Dataset section:

┌────────

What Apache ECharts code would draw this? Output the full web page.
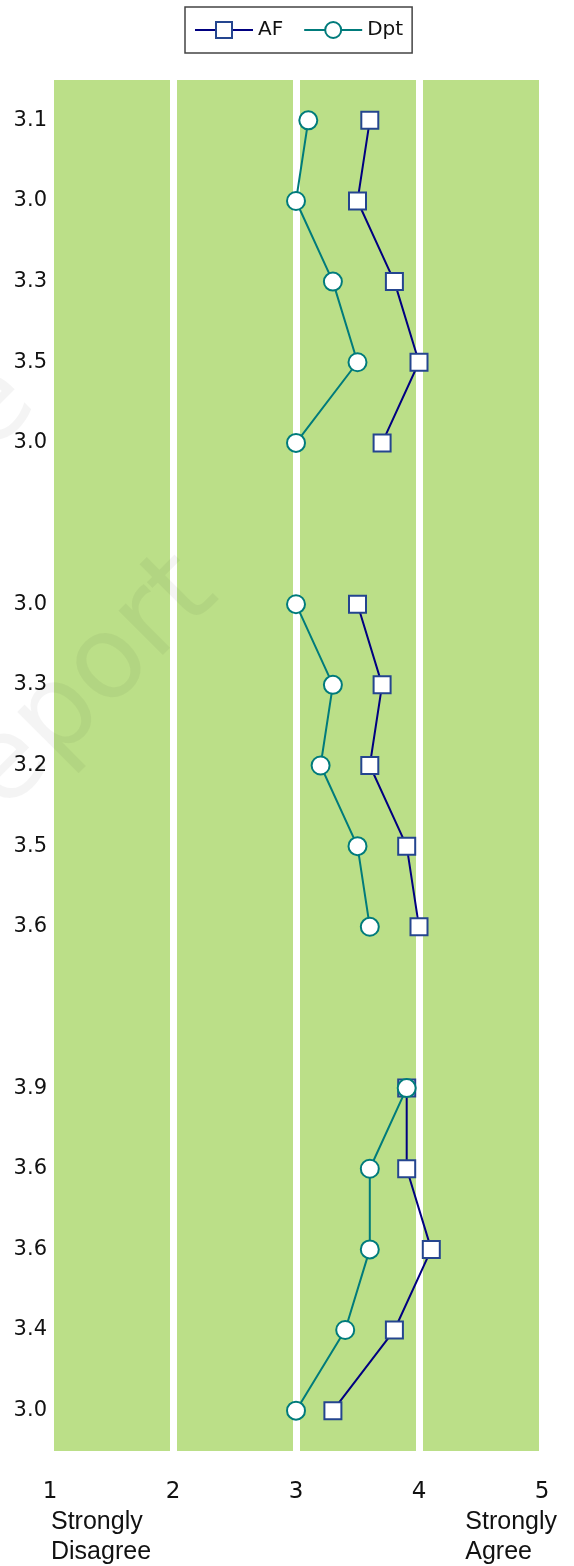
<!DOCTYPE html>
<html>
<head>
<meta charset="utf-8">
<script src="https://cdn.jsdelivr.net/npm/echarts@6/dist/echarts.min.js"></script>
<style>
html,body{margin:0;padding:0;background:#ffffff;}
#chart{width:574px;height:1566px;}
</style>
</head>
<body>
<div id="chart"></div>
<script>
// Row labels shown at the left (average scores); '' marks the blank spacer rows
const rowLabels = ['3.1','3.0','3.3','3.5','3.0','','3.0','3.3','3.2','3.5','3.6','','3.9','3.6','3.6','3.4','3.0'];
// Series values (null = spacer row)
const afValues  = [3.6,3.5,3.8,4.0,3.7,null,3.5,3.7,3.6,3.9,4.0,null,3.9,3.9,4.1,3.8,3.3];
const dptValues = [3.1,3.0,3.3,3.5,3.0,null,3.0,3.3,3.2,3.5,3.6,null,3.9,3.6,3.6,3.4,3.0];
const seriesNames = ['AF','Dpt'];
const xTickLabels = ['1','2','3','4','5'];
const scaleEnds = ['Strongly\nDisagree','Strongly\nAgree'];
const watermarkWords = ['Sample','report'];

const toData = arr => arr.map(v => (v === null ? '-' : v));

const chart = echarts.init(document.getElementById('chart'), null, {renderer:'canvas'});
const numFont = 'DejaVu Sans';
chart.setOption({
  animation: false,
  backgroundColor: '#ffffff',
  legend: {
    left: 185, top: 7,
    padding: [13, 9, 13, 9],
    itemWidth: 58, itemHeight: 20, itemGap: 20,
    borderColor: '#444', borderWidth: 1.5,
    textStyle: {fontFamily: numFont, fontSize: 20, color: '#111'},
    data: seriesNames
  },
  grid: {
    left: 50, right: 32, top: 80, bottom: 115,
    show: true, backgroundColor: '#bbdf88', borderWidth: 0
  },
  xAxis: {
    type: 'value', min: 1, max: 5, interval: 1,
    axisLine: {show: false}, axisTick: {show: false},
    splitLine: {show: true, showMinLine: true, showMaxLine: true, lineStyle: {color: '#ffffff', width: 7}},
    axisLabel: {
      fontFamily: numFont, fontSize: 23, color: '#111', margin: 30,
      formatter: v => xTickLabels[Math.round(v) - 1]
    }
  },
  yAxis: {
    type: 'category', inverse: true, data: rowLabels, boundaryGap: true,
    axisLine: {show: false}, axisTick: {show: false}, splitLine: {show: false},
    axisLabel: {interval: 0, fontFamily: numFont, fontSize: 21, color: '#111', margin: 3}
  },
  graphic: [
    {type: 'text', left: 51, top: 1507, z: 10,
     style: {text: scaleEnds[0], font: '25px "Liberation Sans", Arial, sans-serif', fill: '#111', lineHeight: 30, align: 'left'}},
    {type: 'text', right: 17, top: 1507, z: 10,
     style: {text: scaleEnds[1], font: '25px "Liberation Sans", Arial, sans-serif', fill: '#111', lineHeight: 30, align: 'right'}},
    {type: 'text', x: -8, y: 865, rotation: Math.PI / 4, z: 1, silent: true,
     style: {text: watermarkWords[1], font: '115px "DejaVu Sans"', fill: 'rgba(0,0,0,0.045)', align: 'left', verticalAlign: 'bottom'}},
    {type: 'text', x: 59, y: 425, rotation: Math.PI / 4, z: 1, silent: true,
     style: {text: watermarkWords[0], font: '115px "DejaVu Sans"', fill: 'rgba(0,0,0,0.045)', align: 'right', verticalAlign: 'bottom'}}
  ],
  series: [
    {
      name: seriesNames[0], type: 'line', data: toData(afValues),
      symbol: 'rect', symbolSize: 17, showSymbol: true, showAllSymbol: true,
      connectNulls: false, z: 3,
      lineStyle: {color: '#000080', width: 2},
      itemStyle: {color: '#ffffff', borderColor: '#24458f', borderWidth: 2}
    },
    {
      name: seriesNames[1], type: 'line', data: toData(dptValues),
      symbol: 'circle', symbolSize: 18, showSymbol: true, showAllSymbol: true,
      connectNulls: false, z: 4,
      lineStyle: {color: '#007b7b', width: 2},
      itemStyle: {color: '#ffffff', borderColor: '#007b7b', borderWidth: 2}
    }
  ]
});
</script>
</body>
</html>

└────────

Instructions to follow: Pictures are excluded; copy all other data exactly as shown.

Written answer:
What Apache ECharts code would draw this? Output the full web page.
<!DOCTYPE html>
<html>
<head>
<meta charset="utf-8">
<script src="https://cdn.jsdelivr.net/npm/echarts@6/dist/echarts.min.js"></script>
<style>
html,body{margin:0;padding:0;background:#ffffff;}
#chart{width:574px;height:1566px;}
</style>
</head>
<body>
<div id="chart"></div>
<script>
// Row labels shown at the left (average scores); '' marks the blank spacer rows
const rowLabels = ['3.1','3.0','3.3','3.5','3.0','','3.0','3.3','3.2','3.5','3.6','','3.9','3.6','3.6','3.4','3.0'];
// Series values (null = spacer row)
const afValues  = [3.6,3.5,3.8,4.0,3.7,null,3.5,3.7,3.6,3.9,4.0,null,3.9,3.9,4.1,3.8,3.3];
const dptValues = [3.1,3.0,3.3,3.5,3.0,null,3.0,3.3,3.2,3.5,3.6,null,3.9,3.6,3.6,3.4,3.0];
const seriesNames = ['AF','Dpt'];
const xTickLabels = ['1','2','3','4','5'];
const scaleEnds = ['Strongly\nDisagree','Strongly\nAgree'];
const watermarkWords = ['Sample','report'];

const toData = arr => arr.map(v => (v === null ? '-' : v));

const chart = echarts.init(document.getElementById('chart'), null, {renderer:'canvas'});
const numFont = 'DejaVu Sans';
chart.setOption({
  animation: false,
  backgroundColor: '#ffffff',
  legend: {
    left: 185, top: 7,
    padding: [13, 9, 13, 9],
    itemWidth: 58, itemHeight: 20, itemGap: 20,
    borderColor: '#444', borderWidth: 1.5,
    textStyle: {fontFamily: numFont, fontSize: 20, color: '#111'},
    data: seriesNames
  },
  grid: {
    left: 50, right: 32, top: 80, bottom: 115,
    show: true, backgroundColor: '#bbdf88', borderWidth: 0
  },
  xAxis: {
    type: 'value', min: 1, max: 5, interval: 1,
    axisLine: {show: false}, axisTick: {show: false},
    splitLine: {show: true, showMinLine: true, showMaxLine: true, lineStyle: {color: '#ffffff', width: 7}},
    axisLabel: {
      fontFamily: numFont, fontSize: 23, color: '#111', margin: 30,
      formatter: v => xTickLabels[Math.round(v) - 1]
    }
  },
  yAxis: {
    type: 'category', inverse: true, data: rowLabels, boundaryGap: true,
    axisLine: {show: false}, axisTick: {show: false}, splitLine: {show: false},
    axisLabel: {interval: 0, fontFamily: numFont, fontSize: 21, color: '#111', margin: 3}
  },
  graphic: [
    {type: 'text', left: 51, top: 1507, z: 10,
     style: {text: scaleEnds[0], font: '25px "Liberation Sans", Arial, sans-serif', fill: '#111', lineHeight: 30, align: 'left'}},
    {type: 'text', right: 17, top: 1507, z: 10,
     style: {text: scaleEnds[1], font: '25px "Liberation Sans", Arial, sans-serif', fill: '#111', lineHeight: 30, align: 'right'}},
    {type: 'text', x: -8, y: 865, rotation: Math.PI / 4, z: 1, silent: true,
     style: {text: watermarkWords[1], font: '115px "DejaVu Sans"', fill: 'rgba(0,0,0,0.045)', align: 'left', verticalAlign: 'bottom'}},
    {type: 'text', x: 59, y: 425, rotation: Math.PI / 4, z: 1, silent: true,
     style: {text: watermarkWords[0], font: '115px "DejaVu Sans"', fill: 'rgba(0,0,0,0.045)', align: 'right', verticalAlign: 'bottom'}}
  ],
  series: [
    {
      name: seriesNames[0], type: 'line', data: toData(afValues),
      symbol: 'rect', symbolSize: 17, showSymbol: true, showAllSymbol: true,
      connectNulls: false, z: 3,
      lineStyle: {color: '#000080', width: 2},
      itemStyle: {color: '#ffffff', borderColor: '#24458f', borderWidth: 2}
    },
    {
      name: seriesNames[1], type: 'line', data: toData(dptValues),
      symbol: 'circle', symbolSize: 18, showSymbol: true, showAllSymbol: true,
      connectNulls: false, z: 4,
      lineStyle: {color: '#007b7b', width: 2},
      itemStyle: {color: '#ffffff', borderColor: '#007b7b', borderWidth: 2}
    }
  ]
});
</script>
</body>
</html>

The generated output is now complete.